> What needs to be done: Give again, word for word, the lines below that run from the line with "Clone this chart in Apache ECharts." through the line with "var aTicks = [0, 50, 100, 150, 200, 250, 300];". Drop the pictures.

> Entries with chart source code:
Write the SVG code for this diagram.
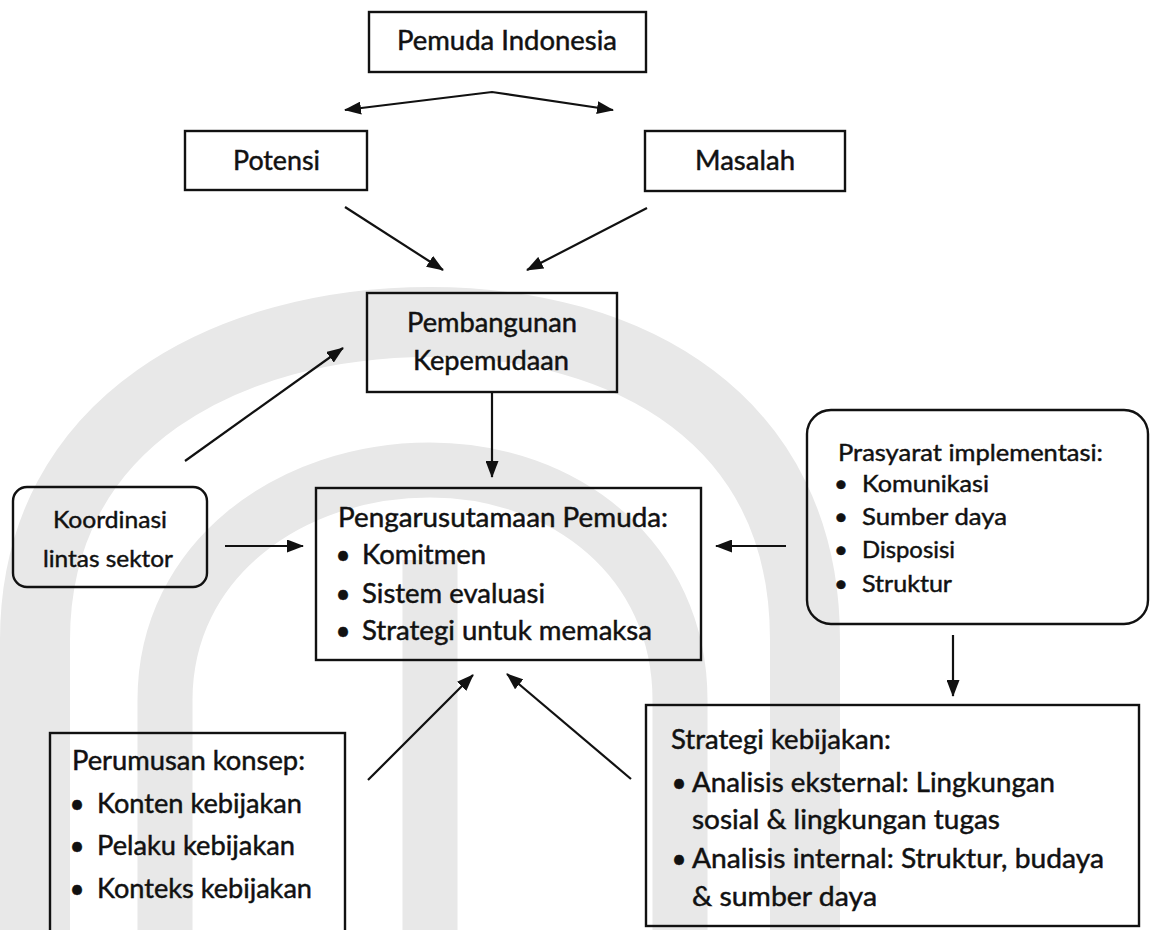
<svg xmlns="http://www.w3.org/2000/svg" width="1154" height="930" viewBox="0 0 1154 930">
  <style>
    .box { fill: none; stroke: #111; stroke-width: 2.4; }
    .lbl { font-family: Lato, "Open Sans", "Liberation Sans", sans-serif; font-size: 26px; fill: #111; stroke: #111; stroke-width: 0.45; }
    .sm { font-size: 24px; }
    .edge { fill: none; stroke: #111; stroke-width: 2.2; }
    .wm { fill: none; stroke: #e8e8e8; }
  </style>
  <defs>
    <marker id="arrow" viewBox="0 0 17 13" refX="16" refY="6.5" markerWidth="17" markerHeight="13" markerUnits="userSpaceOnUse" orient="auto-start-reverse">
      <path d="M0,0 L17,6.5 L0,13 z" fill="#111"/>
    </marker>
  </defs>

  <rect width="1154" height="930" fill="#fff"/>

  <!-- faint emblem in the background -->
  <g id="watermark">
    <path class="wm" stroke-width="70" d="M35,930 L35,640 C35,420 230,322 430,322 C630,322 805,420 805,640 L805,930"/>
    <path class="wm" stroke-width="55" d="M165,930 L165,700 C165,560 290,470 430,470 C565,470 680,560 680,700 L680,930"/>
    <path class="wm" stroke-width="55" d="M430,560 L430,930"/>
  </g>

  <g id="edges">
    <polyline class="edge" points="345,110 492,92 613,110" marker-start="url(#arrow)" marker-end="url(#arrow)"/>
    <line class="edge" x1="345" y1="207" x2="443" y2="270" marker-end="url(#arrow)"/>
    <line class="edge" x1="647" y1="208" x2="527" y2="270" marker-end="url(#arrow)"/>
    <line class="edge" x1="185" y1="461" x2="343" y2="348" marker-end="url(#arrow)"/>
    <line class="edge" x1="492" y1="392" x2="492" y2="477" marker-end="url(#arrow)"/>
    <line class="edge" x1="225" y1="546" x2="303" y2="546" marker-end="url(#arrow)"/>
    <line class="edge" x1="786" y1="546" x2="716" y2="546" marker-end="url(#arrow)"/>
    <line class="edge" x1="953" y1="635" x2="953" y2="696" marker-end="url(#arrow)"/>
    <line class="edge" x1="368" y1="780" x2="473" y2="675" marker-end="url(#arrow)"/>
    <line class="edge" x1="631" y1="779" x2="507" y2="674" marker-end="url(#arrow)"/>
  </g>

  <g id="pemuda-indonesia">
    <rect class="box" x="369" y="12" width="277" height="60"/>
    <text class="lbl" x="397" y="50" textLength="220" lengthAdjust="spacingAndGlyphs">Pemuda Indonesia</text>
  </g>

  <g id="potensi">
    <rect class="box" x="185" y="131" width="182" height="59"/>
    <text class="lbl" x="233" y="170" textLength="87" lengthAdjust="spacingAndGlyphs">Potensi</text>
  </g>

  <g id="masalah">
    <rect class="box" x="645" y="131" width="200" height="60"/>
    <text class="lbl" x="695" y="170" textLength="100" lengthAdjust="spacingAndGlyphs">Masalah</text>
  </g>

  <g id="pembangunan-kepemudaan">
    <rect class="box" x="367" y="293" width="250" height="99"/>
    <text class="lbl" x="407" y="332" textLength="170" lengthAdjust="spacingAndGlyphs">Pembangunan</text>
    <text class="lbl" x="413" y="370" textLength="156" lengthAdjust="spacingAndGlyphs">Kepemudaan</text>
  </g>

  <g id="koordinasi">
    <rect class="box" x="13" y="487" width="194" height="100" rx="14"/>
    <text class="lbl sm" x="53" y="528" textLength="114" lengthAdjust="spacingAndGlyphs">Koordinasi</text>
    <text class="lbl sm" x="43" y="567" textLength="130" lengthAdjust="spacingAndGlyphs">lintas sektor</text>
  </g>

  <g id="pengarusutamaan">
    <rect class="box" x="316" y="488" width="385" height="172"/>
    <text class="lbl" x="338" y="527" textLength="330" lengthAdjust="spacingAndGlyphs">Pengarusutamaan Pemuda:</text>
    <text class="lbl" x="343" y="564" text-anchor="middle">•</text>
    <text class="lbl" x="362" y="564" textLength="124" lengthAdjust="spacingAndGlyphs">Komitmen</text>
    <text class="lbl" x="343" y="603" text-anchor="middle">•</text>
    <text class="lbl" x="362" y="603" textLength="183" lengthAdjust="spacingAndGlyphs">Sistem evaluasi</text>
    <text class="lbl" x="343" y="640" text-anchor="middle">•</text>
    <text class="lbl" x="362" y="640" textLength="290" lengthAdjust="spacingAndGlyphs">Strategi untuk memaksa</text>
  </g>

  <g id="prasyarat">
    <rect class="box" x="807" y="410" width="341" height="214" rx="24"/>
    <text class="lbl sm" x="838" y="461" textLength="265" lengthAdjust="spacingAndGlyphs">Prasyarat implementasi:</text>
    <text class="lbl sm" x="841" y="492" text-anchor="middle">•</text>
    <text class="lbl sm" x="862" y="492" textLength="127" lengthAdjust="spacingAndGlyphs">Komunikasi</text>
    <text class="lbl sm" x="841" y="525" text-anchor="middle">•</text>
    <text class="lbl sm" x="862" y="525" textLength="145" lengthAdjust="spacingAndGlyphs">Sumber daya</text>
    <text class="lbl sm" x="841" y="558" text-anchor="middle">•</text>
    <text class="lbl sm" x="862" y="558" textLength="93" lengthAdjust="spacingAndGlyphs">Disposisi</text>
    <text class="lbl sm" x="841" y="592" text-anchor="middle">•</text>
    <text class="lbl sm" x="862" y="592" textLength="90" lengthAdjust="spacingAndGlyphs">Struktur</text>
  </g>

  <g id="perumusan-konsep">
    <rect class="box" x="50" y="733" width="295" height="215"/>
    <text class="lbl" x="72" y="770" textLength="233" lengthAdjust="spacingAndGlyphs">Perumusan konsep:</text>
    <text class="lbl" x="77" y="813" text-anchor="middle">•</text>
    <text class="lbl" x="97" y="813" textLength="205" lengthAdjust="spacingAndGlyphs">Konten kebijakan</text>
    <text class="lbl" x="77" y="855" text-anchor="middle">•</text>
    <text class="lbl" x="97" y="855" textLength="198" lengthAdjust="spacingAndGlyphs">Pelaku kebijakan</text>
    <text class="lbl" x="77" y="898" text-anchor="middle">•</text>
    <text class="lbl" x="97" y="898" textLength="215" lengthAdjust="spacingAndGlyphs">Konteks kebijakan</text>
  </g>

  <g id="strategi-kebijakan">
    <rect class="box" x="646" y="705" width="493" height="221"/>
    <text class="lbl" x="671" y="749" textLength="220" lengthAdjust="spacingAndGlyphs">Strategi kebijakan:</text>
    <text class="lbl" x="679" y="792" text-anchor="middle">•</text>
    <text class="lbl" x="692" y="792" textLength="363" lengthAdjust="spacingAndGlyphs">Analisis eksternal: Lingkungan</text>
    <text class="lbl" x="692" y="829" textLength="308" lengthAdjust="spacingAndGlyphs">sosial &amp; lingkungan tugas</text>
    <text class="lbl" x="679" y="868" text-anchor="middle">•</text>
    <text class="lbl" x="692" y="868" textLength="412" lengthAdjust="spacingAndGlyphs">Analisis internal: Struktur, budaya</text>
    <text class="lbl" x="692" y="906" textLength="185" lengthAdjust="spacingAndGlyphs">&amp; sumber daya</text>
  </g>
</svg>
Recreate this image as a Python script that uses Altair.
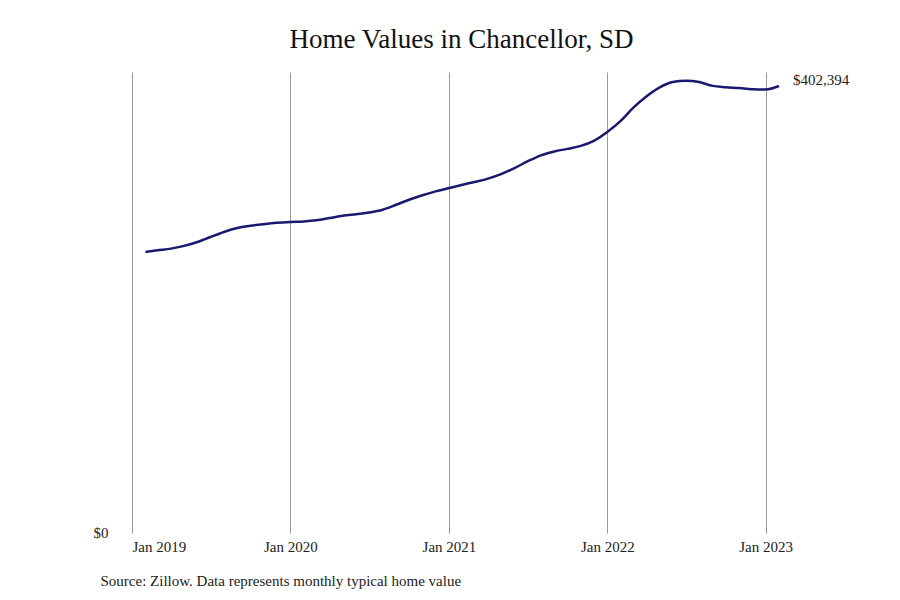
import altair as alt
import pandas as pd

months = pd.date_range("2019-02-01", "2023-02-01", freq="MS").strftime("%Y-%m-%d").tolist()
values = [
    253000, 254500, 256000, 258500, 262000, 266500, 271000, 274500, 276500, 278000, 279200,
    280000, 280500, 281500, 283500, 285500, 287000, 288500, 291000, 295500, 300000, 304000, 307500,
    310500, 313500, 316000, 319000, 323000, 328500, 334500, 340000, 343500, 345800, 348500, 353000,
    361000, 371000, 382500, 393000, 401000, 406000, 407200, 406000, 402500, 401300, 400500, 399500,
    399300, 402394,
]
title_text = "Home Values in Chancellor, SD"
source_text = "Source: Zillow. Data represents monthly typical home value"
end_label = "$402,394"

df = pd.DataFrame({"date": months, "value": values})
last = df.tail(1).assign(label=end_label)

FONT = "Liberation Serif"

x_enc = alt.X(
    "date:T",
    scale=alt.Scale(domain=["2019-01-01", "2023-02-01"], nice=False),
    axis=alt.Axis(
        format="%b %Y",
        tickCount={"interval": "year", "step": 1},
        grid=True,
        gridColor="#999999",
        gridWidth=1,
        domain=False,
        ticks=False,
        labelPadding=6,
        labelFont=FONT,
        labelFontSize=15,
        labelColor="#222222",
        title=source_text,
        titleFont=FONT,
        titleFontSize=15,
        titleFontWeight="normal",
        titleColor="#222222",
        titleAnchor="start",
        titleAlign="left",
        titleX=-32,
        titleY=47,
        titleBaseline="middle",
    ),
)
y_enc = alt.Y(
    "value:Q",
    scale=alt.Scale(domain=[0, 415000], nice=False),
    axis=alt.Axis(
        values=[0],
        format="$,.0f",
        grid=False,
        domain=False,
        ticks=False,
        labelPadding=24,
        labelFont=FONT,
        labelFontSize=15,
        labelColor="#222222",
        labelOffset=-1,
        title=None,
    ),
)

line = alt.Chart(df).mark_line(color="#191970", strokeWidth=2.5, interpolate="monotone").encode(
    x=x_enc, y=y_enc
)
label = alt.Chart(last).mark_text(
    align="left", dx=14, dy=-6, font=FONT, fontSize=15, color="#222222"
).encode(x="date:T", y="value:Q", text="label:N")

chart = (
    alt.layer(line, label)
    .properties(
        width=647,
        height=461,
        autosize=alt.AutoSizeParams(type="none"),
        padding={"left": 124, "top": 64, "right": 100, "bottom": 60},
        title=alt.TitleParams(
            title_text, font=FONT, fontSize=27, fontWeight="normal", color="#111111",
            anchor="middle", offset=18, dx=6,
        ),
    )
    .configure(background="white")
    .configure_view(strokeWidth=0)
    .configure_axisY(grid=False)
)

chart.save("out.html", embed_options={"renderer": "svg", "actions": False})
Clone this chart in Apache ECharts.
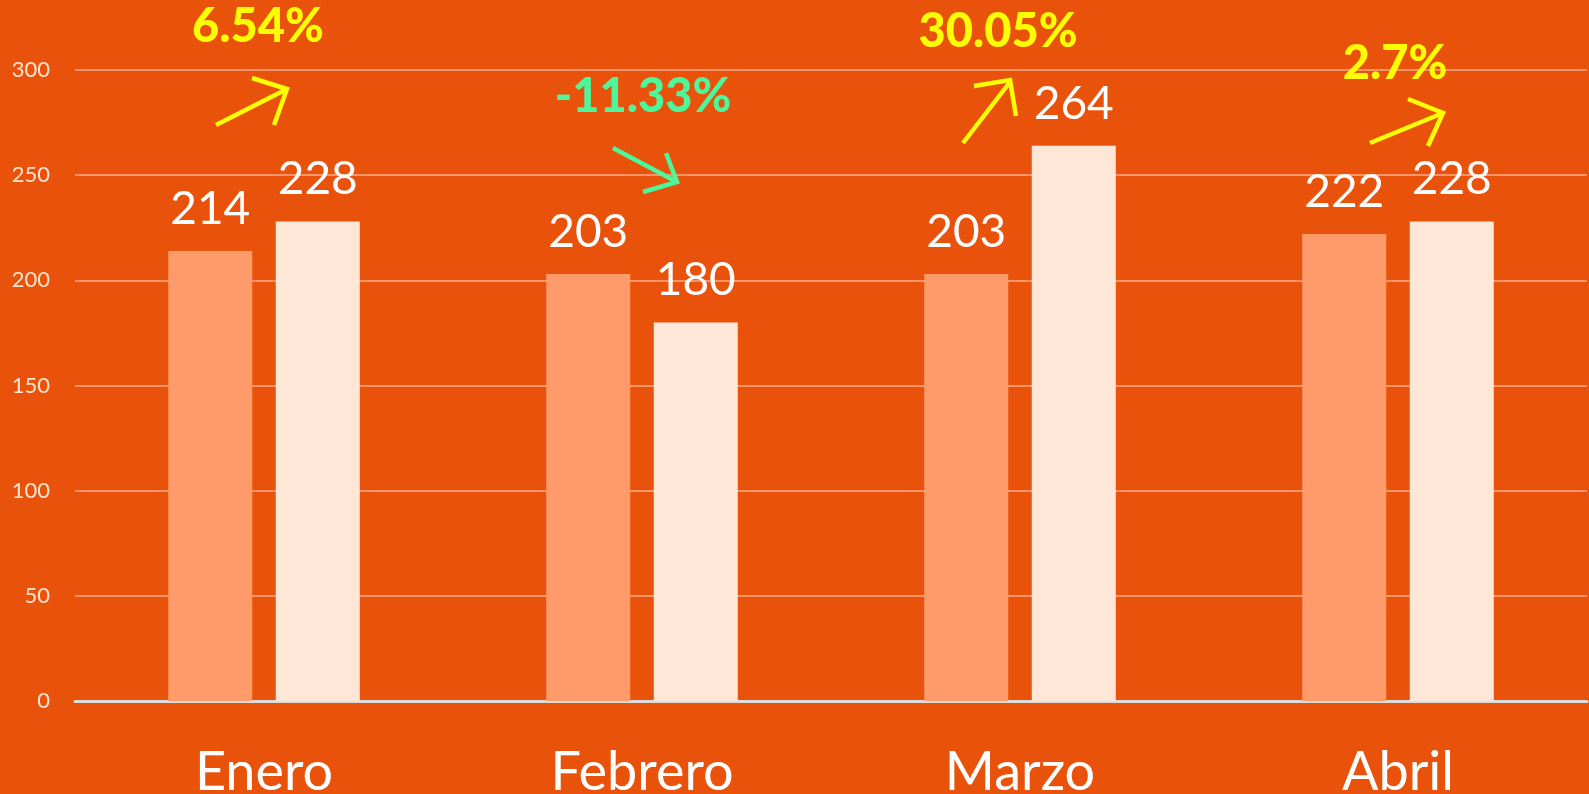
<!DOCTYPE html>
<html>
<head>
<meta charset="utf-8">
<script src="https://cdn.jsdelivr.net/npm/echarts@6/dist/echarts.min.js"></script>
<style>
  html, body { margin: 0; padding: 0; background: #E9520A; }
  #chart { width: 1589px; height: 794px; }
</style>
</head>
<body>
<div id="chart"></div>
<script>
// datos
var aMeses = ['Enero', 'Febrero', 'Marzo', 'Abril'];
var aAnterior = [214, 203, 203, 222];
var aActual = [228, 180, 264, 228];
var aTicks = [0, 50, 100, 150, 200, 250, 300];

// colocación de las anotaciones (desplazamiento respecto al centro de la categoría)
var aNotas = [
    { dx: -6, ty: 27, shaft: [[-48, 125], [23, 89]], head: [[-12, 78], [23, 89], [10, 125]] },
    { dx: 1, ty: 97, shaft: [[-29, 148], [35, 182]], head: [[24, 153], [35, 182], [1, 192]] },
    { dx: -22, ty: 32, shaft: [[-57, 143], [-10, 82]], head: [[-46, 86], [-10, 80], [-4, 116]] },
    { dx: -3, ty: 64, shaft: [[-28, 143], [45, 113]], head: [[10, 99], [45, 113], [30, 146]] }
];

var oChart = echarts.init(document.getElementById('chart'));

var oLabel = {
    show: true,
    position: 'top',
    distance: 19,
    color: '#ffffff',
    fontFamily: 'Lato',
    fontSize: 46
};

oChart.setOption({
    backgroundColor: '#E9520A',
    animation: false,
    grid: { left: 75, right: 2, top: 70, bottom: 93, outerBoundsMode: 'none' },
    xAxis: {
        type: 'category',
        data: aMeses,
        axisLine: { lineStyle: { color: '#DCDCDC', width: 3 } },
        axisTick: { show: false },
        axisLabel: {
            color: '#ffffff',
            fontFamily: 'Lato',
            fontSize: 54,
            margin: 45
        }
    },
    yAxis: {
        type: 'value',
        min: aTicks[0],
        max: aTicks[aTicks.length - 1],
        interval: 50,
        axisLine: { show: false },
        axisTick: { show: false },
        axisLabel: {
            color: '#FFE4D2',
            fontFamily: 'Lato',
            fontSize: 22,
            margin: 25
        },
        splitLine: { lineStyle: { color: '#F8946A', width: 2 } }
    },
    series: [
        {
            type: 'bar',
            data: aAnterior,
            barWidth: 84,
            barGap: '28%',
            itemStyle: { color: '#FF9A6B' },
            label: oLabel
        },
        {
            type: 'bar',
            data: aActual,
            barWidth: 84,
            itemStyle: { color: '#FFE7D7' },
            label: oLabel
        }
    ]
});

// anotaciones de variación
var aGraficos = [];
aMeses.forEach(function (cMes, i) {
    var nVar = (aActual[i] / aAnterior[i] - 1) * 100;
    var cColor = nVar < 0 ? '#4DF59B' : '#FFFF00';
    var nX = oChart.convertToPixel({ xAxisIndex: 0 }, cMes);
    var oNota = aNotas[i];
    var fPts = function (a) {
        return a.map(function (p) { return [nX + p[0], p[1]]; });
    };
    aGraficos.push({
        type: 'text',
        x: nX + oNota.dx,
        y: oNota.ty,
        style: {
            text: parseFloat(nVar.toFixed(2)) + '%',
            fill: cColor,
            font: '900 47px Lato',
            align: 'center',
            verticalAlign: 'middle'
        }
    });
    aGraficos.push({
        type: 'polyline',
        shape: { points: fPts(oNota.shaft) },
        style: { stroke: cColor, lineWidth: 4.5, fill: null }
    });
    aGraficos.push({
        type: 'polyline',
        shape: { points: fPts(oNota.head) },
        style: { stroke: cColor, lineWidth: 4.5, fill: null }
    });
});
oChart.setOption({ graphic: aGraficos });
</script>
</body>
</html>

> Complete response:
Clone this chart in Apache ECharts.
<!DOCTYPE html>
<html>
<head>
<meta charset="utf-8">
<script src="https://cdn.jsdelivr.net/npm/echarts@6/dist/echarts.min.js"></script>
<style>
  html, body { margin: 0; padding: 0; background: #E9520A; }
  #chart { width: 1589px; height: 794px; }
</style>
</head>
<body>
<div id="chart"></div>
<script>
// datos
var aMeses = ['Enero', 'Febrero', 'Marzo', 'Abril'];
var aAnterior = [214, 203, 203, 222];
var aActual = [228, 180, 264, 228];
var aTicks = [0, 50, 100, 150, 200, 250, 300];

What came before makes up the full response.